3/4 cup spelt flour (or use an equal amount of all purpose flour)

1 1/2 cups all-purpose flour

3/4 cup sugar

1 1/2 teaspoons baking powder

3/4 teaspoon kosher salt

1/2 teaspoon ground coriander

3 eggs

1 cup olive oil

3/4 cup milk

2 tablespoons chopped fresh rosemary

5 ounces bittersweet chocolate, chopped into 1/2-inch or smaller pieces

Rosemary sugar

Instructions

Arrange an oven rack to the middle position and heat oven to 350 degrees.

Lightly coat 4 small loaf pans (5" x 2") or one regular loaf pan with olive oil. Place the pans on a baking sheet. If using a single loaf pan, you can skip the baking sheet.

Put the flours, sugar, baking powder, salt and coriander in a large bowl. Use a whisk to blend the dry ingredients.

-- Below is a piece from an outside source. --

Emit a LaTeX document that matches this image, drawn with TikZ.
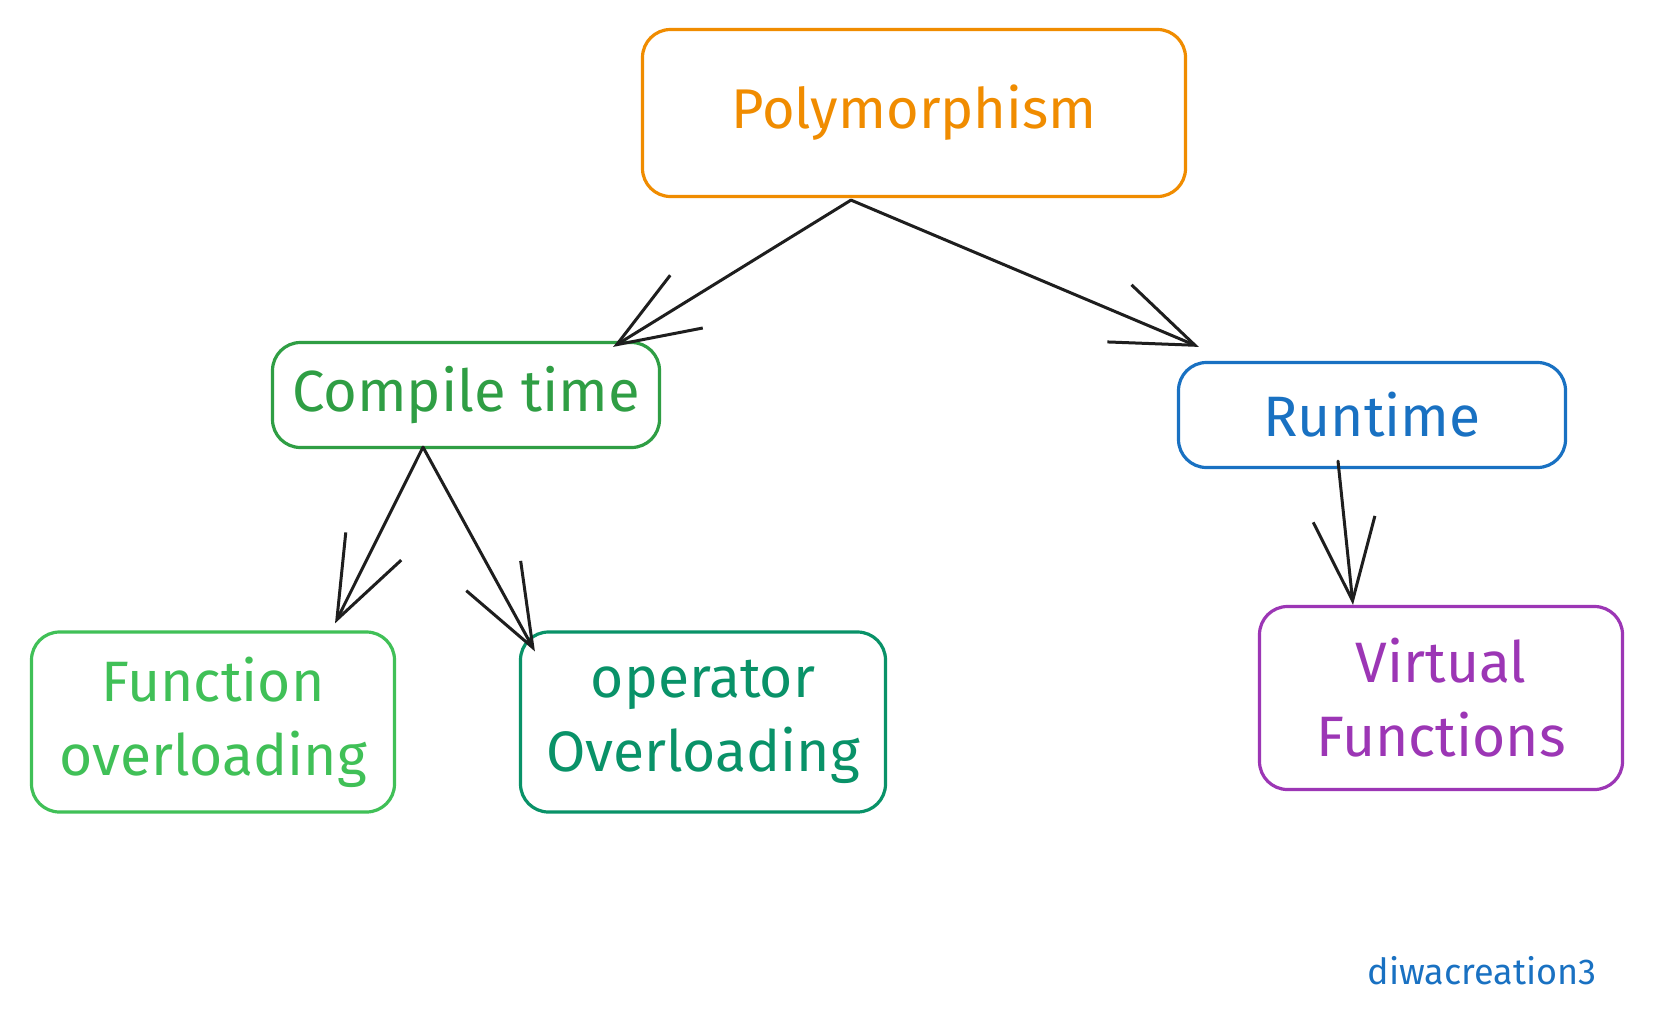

In a separate bowl, whisk the eggs thoroughly. Add the olive oil and whisk together. Add the milk and rosemary and mix again just to blend.

Pour the wet ingredients over the dry, stirring gently to combine. Stir in the chocolate until evenly distributed.

Divide the batter among the pans and smooth the top. Sprinkle tops evenly with some Rosemary Sugar, about 2 teaspoons each, or regular sugar mixed with 1/2 teaspoon chopped fresh rosemary.

Bake for 25-30 minutes for small loaves; 45- 50 minutes for standard loaf or until the tops are domed and a skewer inserted in the middle of the loaves comes out clean.

Cool on a rack before slicing either warm or cool.